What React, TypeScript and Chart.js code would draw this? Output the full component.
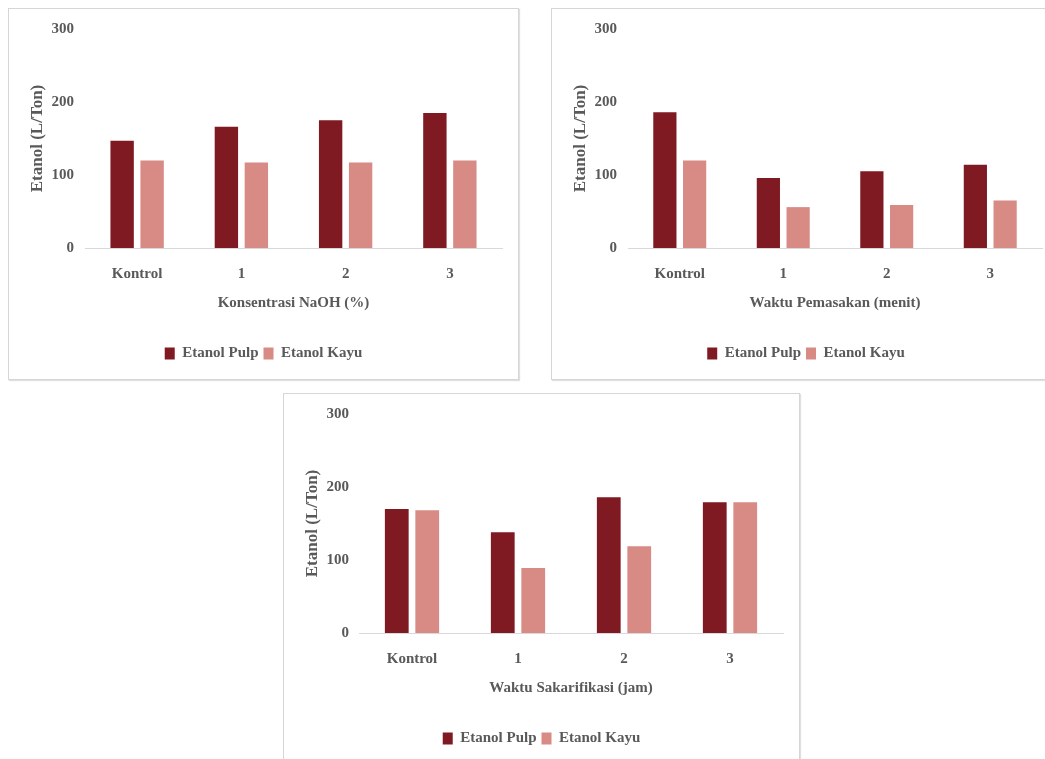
import React, { useEffect, useRef } from "react";
import { Chart, registerables } from "chart.js";

Chart.register(...registerables);

const categories = ["Kontrol", "1", "2", "3"];
const seriesNames = ["Etanol Pulp", "Etanol Kayu"];
const yMin = 0;
const yMax = 300;
const yStep = 100;
const yTitle = "Etanol (L/Ton)";

const naohPulp = [147, 166, 175, 185];
const naohKayu = [120, 117, 117, 120];
const masakPulp = [186, 96, 105, 114];
const masakKayu = [120, 56, 59, 65];
const sakarPulp = [170, 138, 186, 179];
const sakarKayu = [168, 89, 119, 179];

const xTitleNaoh = "Konsentrasi NaOH (%)";
const xTitleMasak = "Waktu Pemasakan (menit)";
const xTitleSakar = "Waktu Sakarifikasi (jam)";

const PULP_COLOR = "#7f1a22";
const KAYU_COLOR = "#d88a85";
const TEXT_COLOR = "#595959";
const FONT_FAMILY = "'Liberation Serif', 'Times New Roman', serif";

type PanelProps = {
  left: number;
  top: number;
  width: number;
  height: number;
  xTitle: string;
  pulp: number[];
  kayu: number[];
  yWidth: number;
  rightPad: number;
  tickPad: number;
};

function ChartPanel(props: PanelProps) {
  const ref = useRef<HTMLCanvasElement | null>(null);
  const { left, top, width, height, xTitle, pulp, kayu, yWidth, rightPad, tickPad } = props;
  const cw = width - 2;
  const ch = height - 2;

  useEffect(() => {
    if (!ref.current) return;
    const chart = new Chart(ref.current, {
      type: "bar",
      data: {
        labels: categories,
        datasets: [
          {
            label: seriesNames[0],
            data: pulp,
            backgroundColor: PULP_COLOR,
            borderWidth: 0,
            categoryPercentage: 0.575,
            barPercentage: 0.78,
            yAxisID: "y",
          },
          {
            label: seriesNames[1],
            data: kayu,
            backgroundColor: KAYU_COLOR,
            borderWidth: 0,
            categoryPercentage: 0.575,
            barPercentage: 0.78,
            yAxisID: "y",
          },
        ],
      },
      options: {
        responsive: false,
        animation: false,
        devicePixelRatio: 1,
        layout: { padding: { top: 20, left: 0, right: 0, bottom: 8 } },
        plugins: {
          legend: {
            position: "bottom",
            labels: {
              boxWidth: 10,
              boxHeight: 12,
              padding: 5,
              color: TEXT_COLOR,
              font: { family: FONT_FAMILY, size: 15, weight: "bold" },
            },
          },
          tooltip: { enabled: false },
        },
        scales: {
          x: {
            grid: { display: false, drawTicks: false },
            border: { display: true, color: "#d9d9d9", width: 1 },
            ticks: {
              padding: 17,
              color: TEXT_COLOR,
              font: { family: FONT_FAMILY, size: 15, weight: "bold" },
            },
            title: {
              display: true,
              text: xTitle,
              color: TEXT_COLOR,
              padding: { top: 0, bottom: 29 },
              font: { family: FONT_FAMILY, size: 15, weight: "bold" },
            },
            afterFit: (scale: any) => {
              scale.height = 93;
            },
          },
          y: {
            position: "left",
            min: yMin,
            max: yMax,
            grid: { display: false, drawTicks: false },
            border: { display: false },
            ticks: {
              stepSize: yStep,
              padding: tickPad,
              color: TEXT_COLOR,
              font: { family: FONT_FAMILY, size: 15, weight: "bold" },
            },
            title: {
              display: true,
              text: yTitle,
              color: TEXT_COLOR,
              padding: { top: 18, bottom: 0 },
              font: { family: FONT_FAMILY, size: 17, weight: "bold" },
            },
            afterFit: (scale: any) => {
              scale.width = yWidth;
            },
          },
          yRight: {
            position: "right",
            display: true,
            grid: { display: false, drawTicks: false },
            border: { display: false },
            ticks: { display: false },
            afterFit: (scale: any) => {
              scale.width = rightPad;
            },
          },
        },
      },
    } as any);
    return () => chart.destroy();
  }, []);

  return (
    <div
      style={{
        position: "absolute",
        left,
        top,
        width,
        height,
        boxSizing: "border-box",
        border: "1px solid #d6d6d6",
        boxShadow: "1px 1px 1px rgba(0,0,0,0.12)",
        background: "#ffffff",
      }}
    >
      <canvas
        ref={ref}
        width={cw}
        height={ch}
        style={{ position: "absolute", left: 0, top: 0, width: cw, height: ch, display: "block" }}
      />
    </div>
  );
}

export default function App() {
  return (
    <div
      style={{
        position: "fixed",
        left: 0,
        top: 0,
        width: 1045,
        height: 759,
        overflow: "hidden",
        background: "#ffffff",
      }}
    >
      <ChartPanel left={8} top={8} width={511} height={372} xTitle={xTitleNaoh} pulp={naohPulp} kayu={naohKayu} yWidth={76} rightPad={16} tickPad={11} />
      <ChartPanel left={551} top={8} width={510} height={372} xTitle={xTitleMasak} pulp={masakPulp} kayu={masakKayu} yWidth={76} rightPad={18} tickPad={11} />
      <ChartPanel left={283} top={393} width={517} height={372} xTitle={xTitleSakar} pulp={sakarPulp} kayu={sakarKayu} yWidth={75} rightPad={16} tickPad={10} />
    </div>
  );
}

+++

## PROBLEM
Copy the listing word for word, excluding its pictures.

## EXERCISE SOLUTION
What React, TypeScript and Chart.js code would draw this? Output the full component.
import React, { useEffect, useRef } from "react";
import { Chart, registerables } from "chart.js";

Chart.register(...registerables);

const categories = ["Kontrol", "1", "2", "3"];
const seriesNames = ["Etanol Pulp", "Etanol Kayu"];
const yMin = 0;
const yMax = 300;
const yStep = 100;
const yTitle = "Etanol (L/Ton)";

const naohPulp = [147, 166, 175, 185];
const naohKayu = [120, 117, 117, 120];
const masakPulp = [186, 96, 105, 114];
const masakKayu = [120, 56, 59, 65];
const sakarPulp = [170, 138, 186, 179];
const sakarKayu = [168, 89, 119, 179];

const xTitleNaoh = "Konsentrasi NaOH (%)";
const xTitleMasak = "Waktu Pemasakan (menit)";
const xTitleSakar = "Waktu Sakarifikasi (jam)";

const PULP_COLOR = "#7f1a22";
const KAYU_COLOR = "#d88a85";
const TEXT_COLOR = "#595959";
const FONT_FAMILY = "'Liberation Serif', 'Times New Roman', serif";

type PanelProps = {
  left: number;
  top: number;
  width: number;
  height: number;
  xTitle: string;
  pulp: number[];
  kayu: number[];
  yWidth: number;
  rightPad: number;
  tickPad: number;
};

function ChartPanel(props: PanelProps) {
  const ref = useRef<HTMLCanvasElement | null>(null);
  const { left, top, width, height, xTitle, pulp, kayu, yWidth, rightPad, tickPad } = props;
  const cw = width - 2;
  const ch = height - 2;

  useEffect(() => {
    if (!ref.current) return;
    const chart = new Chart(ref.current, {
      type: "bar",
      data: {
        labels: categories,
        datasets: [
          {
            label: seriesNames[0],
            data: pulp,
            backgroundColor: PULP_COLOR,
            borderWidth: 0,
            categoryPercentage: 0.575,
            barPercentage: 0.78,
            yAxisID: "y",
          },
          {
            label: seriesNames[1],
            data: kayu,
            backgroundColor: KAYU_COLOR,
            borderWidth: 0,
            categoryPercentage: 0.575,
            barPercentage: 0.78,
            yAxisID: "y",
          },
        ],
      },
      options: {
        responsive: false,
        animation: false,
        devicePixelRatio: 1,
        layout: { padding: { top: 20, left: 0, right: 0, bottom: 8 } },
        plugins: {
          legend: {
            position: "bottom",
            labels: {
              boxWidth: 10,
              boxHeight: 12,
              padding: 5,
              color: TEXT_COLOR,
              font: { family: FONT_FAMILY, size: 15, weight: "bold" },
            },
          },
          tooltip: { enabled: false },
        },
        scales: {
          x: {
            grid: { display: false, drawTicks: false },
            border: { display: true, color: "#d9d9d9", width: 1 },
            ticks: {
              padding: 17,
              color: TEXT_COLOR,
              font: { family: FONT_FAMILY, size: 15, weight: "bold" },
            },
            title: {
              display: true,
              text: xTitle,
              color: TEXT_COLOR,
              padding: { top: 0, bottom: 29 },
              font: { family: FONT_FAMILY, size: 15, weight: "bold" },
            },
            afterFit: (scale: any) => {
              scale.height = 93;
            },
          },
          y: {
            position: "left",
            min: yMin,
            max: yMax,
            grid: { display: false, drawTicks: false },
            border: { display: false },
            ticks: {
              stepSize: yStep,
              padding: tickPad,
              color: TEXT_COLOR,
              font: { family: FONT_FAMILY, size: 15, weight: "bold" },
            },
            title: {
              display: true,
              text: yTitle,
              color: TEXT_COLOR,
              padding: { top: 18, bottom: 0 },
              font: { family: FONT_FAMILY, size: 17, weight: "bold" },
            },
            afterFit: (scale: any) => {
              scale.width = yWidth;
            },
          },
          yRight: {
            position: "right",
            display: true,
            grid: { display: false, drawTicks: false },
            border: { display: false },
            ticks: { display: false },
            afterFit: (scale: any) => {
              scale.width = rightPad;
            },
          },
        },
      },
    } as any);
    return () => chart.destroy();
  }, []);

  return (
    <div
      style={{
        position: "absolute",
        left,
        top,
        width,
        height,
        boxSizing: "border-box",
        border: "1px solid #d6d6d6",
        boxShadow: "1px 1px 1px rgba(0,0,0,0.12)",
        background: "#ffffff",
      }}
    >
      <canvas
        ref={ref}
        width={cw}
        height={ch}
        style={{ position: "absolute", left: 0, top: 0, width: cw, height: ch, display: "block" }}
      />
    </div>
  );
}

export default function App() {
  return (
    <div
      style={{
        position: "fixed",
        left: 0,
        top: 0,
        width: 1045,
        height: 759,
        overflow: "hidden",
        background: "#ffffff",
      }}
    >
      <ChartPanel left={8} top={8} width={511} height={372} xTitle={xTitleNaoh} pulp={naohPulp} kayu={naohKayu} yWidth={76} rightPad={16} tickPad={11} />
      <ChartPanel left={551} top={8} width={510} height={372} xTitle={xTitleMasak} pulp={masakPulp} kayu={masakKayu} yWidth={76} rightPad={18} tickPad={11} />
      <ChartPanel left={283} top={393} width={517} height={372} xTitle={xTitleSakar} pulp={sakarPulp} kayu={sakarKayu} yWidth={75} rightPad={16} tickPad={10} />
    </div>
  );
}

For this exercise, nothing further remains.